The other major finding is that inequality took time to emerge. While there are some cases where inequality appeared almost simultaneously with the rise of agriculture and cities, in most of the archaeological record, it took many years — sometimes millennia — for the connection between Neolithic developments and wealth disparities to become apparent. The title of one study sums it up: “100 generations of wealth equality after Neolithic transitions.”

“This is probably our most interesting finding: that there is a lag between the rise of agriculture and the rise of inequality,” says Lawrence. “Since Rousseau, it has been assumed that as agriculture developed, so did private property ownership and, as a result, increased inequality. We show that this isn’t the case, and that, instead, people remained virtually equal for more than a millennium after agriculture became widespread.”

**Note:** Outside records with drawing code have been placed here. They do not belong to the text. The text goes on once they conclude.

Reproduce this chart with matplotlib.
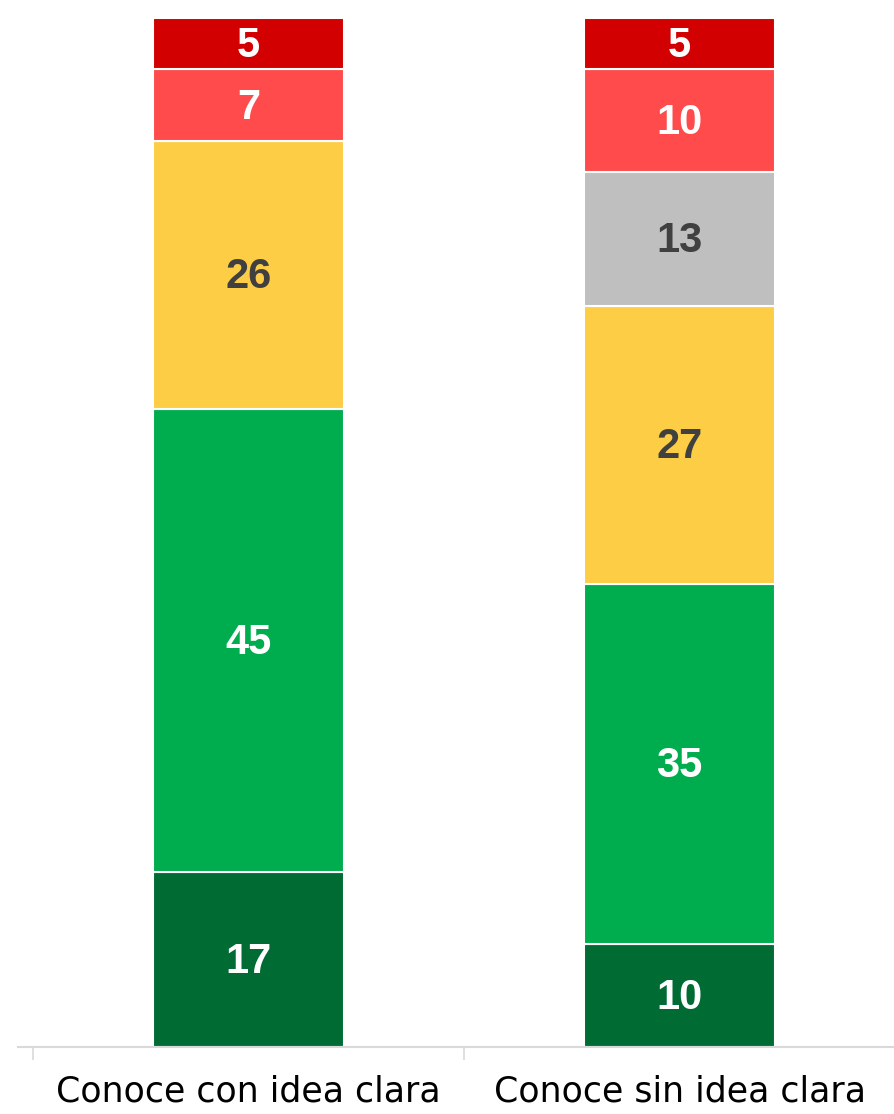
import matplotlib
matplotlib.use("Agg")
import matplotlib.pyplot as plt
import numpy as np

categories = ["Conoce con idea clara", "Conoce sin idea clara"]
# stacked bottom -> top
seg_dark_green = [17, 10]
seg_green = [45, 35]
seg_yellow = [26, 27]
seg_gray = [0, 13]
seg_light_red = [7, 10]
seg_dark_red = [5, 5]

series = [
    (seg_dark_green, "#006B33", "white"),
    (seg_green, "#00AD4E", "white"),
    (seg_yellow, "#FDCD45", "#404040"),
    (seg_gray, "#BFBFBF", "#404040"),
    (seg_light_red, "#FF4B4B", "white"),
    (seg_dark_red, "#D20000", "white"),
]

W, H = 895, 1114
fig = plt.figure(figsize=(W / 100, H / 100), dpi=100)
left = 18 / W
bottom = (H - 1047) / H
top = (H - 18) / H
ax = fig.add_axes([left, bottom, 1 - left, top - bottom])

x = np.arange(len(categories))
base = np.zeros(len(categories))
for vals, color, tcolor in series:
    vals = np.array(vals, dtype=float)
    ax.bar(x, vals, width=0.444, bottom=base, color=color,
           edgecolor="white", linewidth=1.5, zorder=2)
    for xi, v, b in zip(x, vals, base):
        if v > 0:
            ax.text(xi, b + v / 2 - 0.2, f"{int(v)}", ha="center", va="center",
                    color=tcolor, fontsize=30, fontweight="bold",
                    family=["Liberation Sans", "DejaVu Sans"], zorder=3)
    base += vals

ax.set_xlim(-0.535, 1.495)
ax.set_ylim(0, 100)
ax.set_yticks([])
ax.set_xticks(x)
ax.set_xticklabels(categories, fontsize=25, family=["DejaVu Sans"], color="black")
ax.tick_params(axis="x", which="major", length=0, pad=20)
ax.set_xticks([-0.5, 0.5, 1.5], minor=True)
ax.tick_params(axis="x", which="minor", length=9, width=1.2, color="#D9D9D9")
for s in ["top", "right", "left"]:
    ax.spines[s].set_visible(False)
ax.spines["bottom"].set_color("#D9D9D9")
ax.spines["bottom"].set_linewidth(1.5)
ax.set_facecolor("white")

fig.savefig("out.png", dpi=100, facecolor="white")
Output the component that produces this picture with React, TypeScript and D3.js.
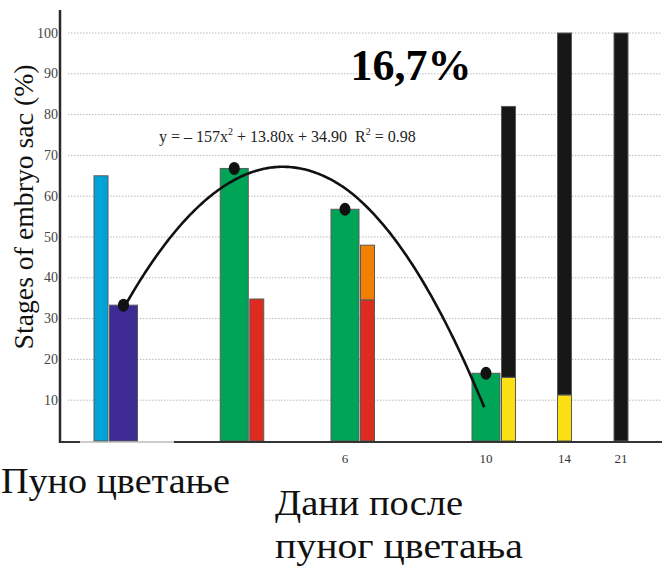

The enormous gap between the development of agriculture, with all that followed, and the rise of inequality still has no explanation. However, the authors propose two potential explanations, which are not mutually exclusive. On one hand, they suggest it may be related to the dynamics between population growth and agricultural methods. Initially, populations were still small, and the primary limitation on production was the available labor force.

“Over time, population increases and land decreases. Under these conditions, there are more opportunities for conflict, for winners and losers,” Lawrence argues.

The other explanation, which could have occurred in parallel, is the weight of tradition. Lawrence explains: “The cultural norms of egalitarian hunter-gatherer societies may have taken a long time to disappear, so early farmers would have had solid leveling mechanisms that prevented the emergence of inequality.”